### [Stated problem]
Can you write out all the lines word for word, with no pictures?

________________________________________

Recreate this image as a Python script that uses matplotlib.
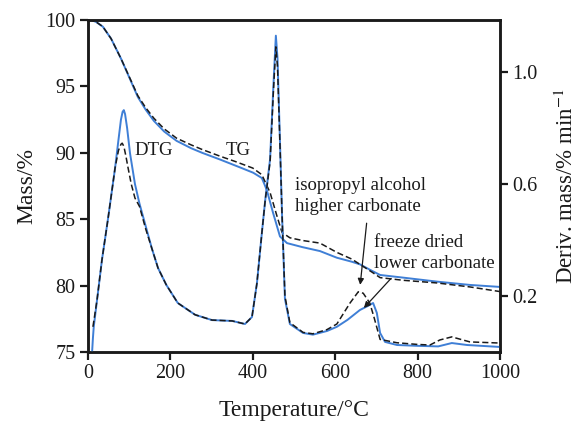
import numpy as np
import matplotlib
matplotlib.use('Agg')
import matplotlib.pyplot as plt

plt.rcParams['font.family'] = ['Liberation Serif', 'DejaVu Serif']
plt.rcParams['mathtext.fontset'] = 'stix'

# TG curves (mass %)
tg_iso_T = [0, 10, 20, 36, 56, 80, 102, 121, 140, 160, 185, 215, 250, 277, 320, 357, 400, 422,
            442, 459, 471, 490, 520, 563, 604, 640, 660, 690, 709, 765, 847, 927, 1000]
tg_iso_m = [100, 99.97, 99.85, 99.5, 98.6, 97.1, 95.6, 94.3, 93.4, 92.6, 91.8, 91.1, 90.6,
            90.25, 89.75, 89.35, 88.85, 88.35, 87.0, 85.2, 84.0, 83.6, 83.4, 83.2, 82.5, 82.0,
            81.6, 81.0, 80.6, 80.4, 80.2, 79.9, 79.55]

tg_fd_T = [0, 10, 20, 36, 56, 80, 102, 121, 140, 160, 185, 215, 250, 277, 320, 369, 401, 422,
           434, 449, 466, 483, 520, 563, 604, 640, 660, 690, 709, 765, 847, 927, 1000]
tg_fd_m = [100, 99.97, 99.85, 99.5, 98.6, 97.1, 95.55, 94.2, 93.25, 92.4, 91.6, 90.9, 90.35,
           90.0, 89.5, 88.9, 88.5, 88.1, 87.2, 85.5, 83.7, 83.2, 82.9, 82.6, 82.1, 81.8, 81.6,
           81.1, 80.8, 80.6, 80.3, 80.05, 79.9]

# DTG curves (deriv. mass, %/min)
dtg_fd_T = [10, 12, 14, 22, 34, 49, 66, 73, 80, 84, 87, 90, 95, 102, 114, 125, 140, 155, 170,
            190, 218, 260, 301, 350, 381, 398, 410, 422, 430, 442, 450, 456, 460, 466, 471,
            478, 490, 522, 546, 580, 604, 630, 660, 680, 692, 701, 709, 721, 750, 800, 850,
            883, 920, 1000]
dtg_fd_d = [0.0, 0.05, 0.09, 0.186, 0.33, 0.48, 0.66, 0.746, 0.83, 0.858, 0.864, 0.85, 0.80,
            0.71, 0.60, 0.53, 0.45, 0.37, 0.30, 0.24, 0.175, 0.133, 0.114, 0.111, 0.10, 0.125,
            0.245, 0.425, 0.54, 0.69, 0.95, 1.13, 1.05, 0.75, 0.49, 0.19, 0.10, 0.068, 0.062,
            0.075, 0.09, 0.115, 0.15, 0.165, 0.175, 0.14, 0.068, 0.036, 0.025, 0.022, 0.02,
            0.032, 0.025, 0.018]

dtg_iso_T = [12, 22, 34, 49, 66, 74, 80, 83, 87, 92, 97, 105, 114, 125, 140, 155, 170, 190,
             218, 260, 301, 350, 381, 398, 410, 422, 430, 442, 450, 456, 460, 466, 471, 478,
             490, 522, 546, 580, 604, 636, 656, 668, 684, 695, 709, 750, 800, 830, 854, 883,
             927, 1000]
dtg_iso_d = [0.09, 0.186, 0.33, 0.48, 0.66, 0.72, 0.742, 0.746, 0.735, 0.70, 0.66, 0.60, 0.55,
             0.52, 0.44, 0.37, 0.30, 0.24, 0.175, 0.133, 0.114, 0.111, 0.10, 0.125, 0.245,
             0.425, 0.54, 0.68, 0.93, 1.09, 1.02, 0.74, 0.49, 0.20, 0.105, 0.07, 0.065, 0.08,
             0.10, 0.175, 0.215, 0.21, 0.175, 0.12, 0.045, 0.033, 0.027, 0.025, 0.043, 0.054,
             0.036, 0.032]

blue = '#3f7fd6'
ink = '#1a1a1a'

fig = plt.figure(figsize=(5.85, 4.21), dpi=100)
ax = fig.add_axes([0.1504, 0.1639, 0.7043, 0.7886])
ax2 = ax.twinx()

ax.plot(tg_fd_T, tg_fd_m, color=blue, lw=1.4)
ax.plot(tg_iso_T, tg_iso_m, color=ink, lw=1.1, ls=(0, (4, 2)))
ax2.plot(dtg_fd_T, dtg_fd_d, color=blue, lw=1.4)
ax2.plot(dtg_iso_T, dtg_iso_d, color=ink, lw=1.1, ls=(0, (4, 2)))

ax.set_xlim(0, 1000)
ax.set_ylim(75, 100)
ax2.set_ylim(0, 1.186)
ax.set_xticks([0, 200, 400, 600, 800, 1000])
ax.set_yticks([75, 80, 85, 90, 95, 100])
ax2.set_yticks([0.2, 0.6, 1.0])
ax2.set_yticklabels(['0.2', '0.6', '1.0'])

for a in (ax, ax2):
    for s in a.spines.values():
        s.set_linewidth(1.8)
        s.set_color(ink)
ax.tick_params(axis='both', direction='out', length=6, width=1.6, labelsize=14.5,
               colors=ink, pad=3)
ax2.tick_params(axis='y', direction='out', length=6, width=1.6, labelsize=14.5,
                colors=ink, pad=3)

ax.set_xlabel('Temperature/°C', fontsize=17, color=ink, labelpad=12)
ax.set_ylabel('Mass/%', fontsize=17, color=ink, labelpad=6)
ax2.set_ylabel('Deriv. mass/% min$^{-1}$', fontsize=16.5, color=ink, labelpad=12)

ax.text(113, 90.2, 'DTG', fontsize=13.5, color=ink, va='center')
ax.text(333, 90.2, 'TG', fontsize=13.5, color=ink, va='center')
ax.text(502, 86.75, 'isopropyl alcohol\nhigher carbonate', fontsize=13.5, color=ink,
        va='center', linespacing=1.3)
ax.text(694, 82.45, 'freeze dried\nlower carbonate', fontsize=13.5, color=ink,
        va='center', linespacing=1.3)

ax2.annotate('', xy=(660, 0.23), xytext=(677, 0.47),
             arrowprops=dict(arrowstyle='-|>', color=ink, lw=0.9, mutation_scale=9))
ax2.annotate('', xy=(665, 0.15), xytext=(740, 0.27),
             arrowprops=dict(arrowstyle='-|>', color=ink, lw=0.9, mutation_scale=9))

fig.savefig('out.png', dpi=100)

________________________________________

### [Written response]
Recreate this image as a Python script that uses matplotlib.
import numpy as np
import matplotlib
matplotlib.use('Agg')
import matplotlib.pyplot as plt

plt.rcParams['font.family'] = ['Liberation Serif', 'DejaVu Serif']
plt.rcParams['mathtext.fontset'] = 'stix'

# TG curves (mass %)
tg_iso_T = [0, 10, 20, 36, 56, 80, 102, 121, 140, 160, 185, 215, 250, 277, 320, 357, 400, 422,
            442, 459, 471, 490, 520, 563, 604, 640, 660, 690, 709, 765, 847, 927, 1000]
tg_iso_m = [100, 99.97, 99.85, 99.5, 98.6, 97.1, 95.6, 94.3, 93.4, 92.6, 91.8, 91.1, 90.6,
            90.25, 89.75, 89.35, 88.85, 88.35, 87.0, 85.2, 84.0, 83.6, 83.4, 83.2, 82.5, 82.0,
            81.6, 81.0, 80.6, 80.4, 80.2, 79.9, 79.55]

tg_fd_T = [0, 10, 20, 36, 56, 80, 102, 121, 140, 160, 185, 215, 250, 277, 320, 369, 401, 422,
           434, 449, 466, 483, 520, 563, 604, 640, 660, 690, 709, 765, 847, 927, 1000]
tg_fd_m = [100, 99.97, 99.85, 99.5, 98.6, 97.1, 95.55, 94.2, 93.25, 92.4, 91.6, 90.9, 90.35,
           90.0, 89.5, 88.9, 88.5, 88.1, 87.2, 85.5, 83.7, 83.2, 82.9, 82.6, 82.1, 81.8, 81.6,
           81.1, 80.8, 80.6, 80.3, 80.05, 79.9]

# DTG curves (deriv. mass, %/min)
dtg_fd_T = [10, 12, 14, 22, 34, 49, 66, 73, 80, 84, 87, 90, 95, 102, 114, 125, 140, 155, 170,
            190, 218, 260, 301, 350, 381, 398, 410, 422, 430, 442, 450, 456, 460, 466, 471,
            478, 490, 522, 546, 580, 604, 630, 660, 680, 692, 701, 709, 721, 750, 800, 850,
            883, 920, 1000]
dtg_fd_d = [0.0, 0.05, 0.09, 0.186, 0.33, 0.48, 0.66, 0.746, 0.83, 0.858, 0.864, 0.85, 0.80,
            0.71, 0.60, 0.53, 0.45, 0.37, 0.30, 0.24, 0.175, 0.133, 0.114, 0.111, 0.10, 0.125,
            0.245, 0.425, 0.54, 0.69, 0.95, 1.13, 1.05, 0.75, 0.49, 0.19, 0.10, 0.068, 0.062,
            0.075, 0.09, 0.115, 0.15, 0.165, 0.175, 0.14, 0.068, 0.036, 0.025, 0.022, 0.02,
            0.032, 0.025, 0.018]

dtg_iso_T = [12, 22, 34, 49, 66, 74, 80, 83, 87, 92, 97, 105, 114, 125, 140, 155, 170, 190,
             218, 260, 301, 350, 381, 398, 410, 422, 430, 442, 450, 456, 460, 466, 471, 478,
             490, 522, 546, 580, 604, 636, 656, 668, 684, 695, 709, 750, 800, 830, 854, 883,
             927, 1000]
dtg_iso_d = [0.09, 0.186, 0.33, 0.48, 0.66, 0.72, 0.742, 0.746, 0.735, 0.70, 0.66, 0.60, 0.55,
             0.52, 0.44, 0.37, 0.30, 0.24, 0.175, 0.133, 0.114, 0.111, 0.10, 0.125, 0.245,
             0.425, 0.54, 0.68, 0.93, 1.09, 1.02, 0.74, 0.49, 0.20, 0.105, 0.07, 0.065, 0.08,
             0.10, 0.175, 0.215, 0.21, 0.175, 0.12, 0.045, 0.033, 0.027, 0.025, 0.043, 0.054,
             0.036, 0.032]

blue = '#3f7fd6'
ink = '#1a1a1a'

fig = plt.figure(figsize=(5.85, 4.21), dpi=100)
ax = fig.add_axes([0.1504, 0.1639, 0.7043, 0.7886])
ax2 = ax.twinx()

ax.plot(tg_fd_T, tg_fd_m, color=blue, lw=1.4)
ax.plot(tg_iso_T, tg_iso_m, color=ink, lw=1.1, ls=(0, (4, 2)))
ax2.plot(dtg_fd_T, dtg_fd_d, color=blue, lw=1.4)
ax2.plot(dtg_iso_T, dtg_iso_d, color=ink, lw=1.1, ls=(0, (4, 2)))

ax.set_xlim(0, 1000)
ax.set_ylim(75, 100)
ax2.set_ylim(0, 1.186)
ax.set_xticks([0, 200, 400, 600, 800, 1000])
ax.set_yticks([75, 80, 85, 90, 95, 100])
ax2.set_yticks([0.2, 0.6, 1.0])
ax2.set_yticklabels(['0.2', '0.6', '1.0'])

for a in (ax, ax2):
    for s in a.spines.values():
        s.set_linewidth(1.8)
        s.set_color(ink)
ax.tick_params(axis='both', direction='out', length=6, width=1.6, labelsize=14.5,
               colors=ink, pad=3)
ax2.tick_params(axis='y', direction='out', length=6, width=1.6, labelsize=14.5,
                colors=ink, pad=3)

ax.set_xlabel('Temperature/°C', fontsize=17, color=ink, labelpad=12)
ax.set_ylabel('Mass/%', fontsize=17, color=ink, labelpad=6)
ax2.set_ylabel('Deriv. mass/% min$^{-1}$', fontsize=16.5, color=ink, labelpad=12)

ax.text(113, 90.2, 'DTG', fontsize=13.5, color=ink, va='center')
ax.text(333, 90.2, 'TG', fontsize=13.5, color=ink, va='center')
ax.text(502, 86.75, 'isopropyl alcohol\nhigher carbonate', fontsize=13.5, color=ink,
        va='center', linespacing=1.3)
ax.text(694, 82.45, 'freeze dried\nlower carbonate', fontsize=13.5, color=ink,
        va='center', linespacing=1.3)

ax2.annotate('', xy=(660, 0.23), xytext=(677, 0.47),
             arrowprops=dict(arrowstyle='-|>', color=ink, lw=0.9, mutation_scale=9))
ax2.annotate('', xy=(665, 0.15), xytext=(740, 0.27),
             arrowprops=dict(arrowstyle='-|>', color=ink, lw=0.9, mutation_scale=9))

fig.savefig('out.png', dpi=100)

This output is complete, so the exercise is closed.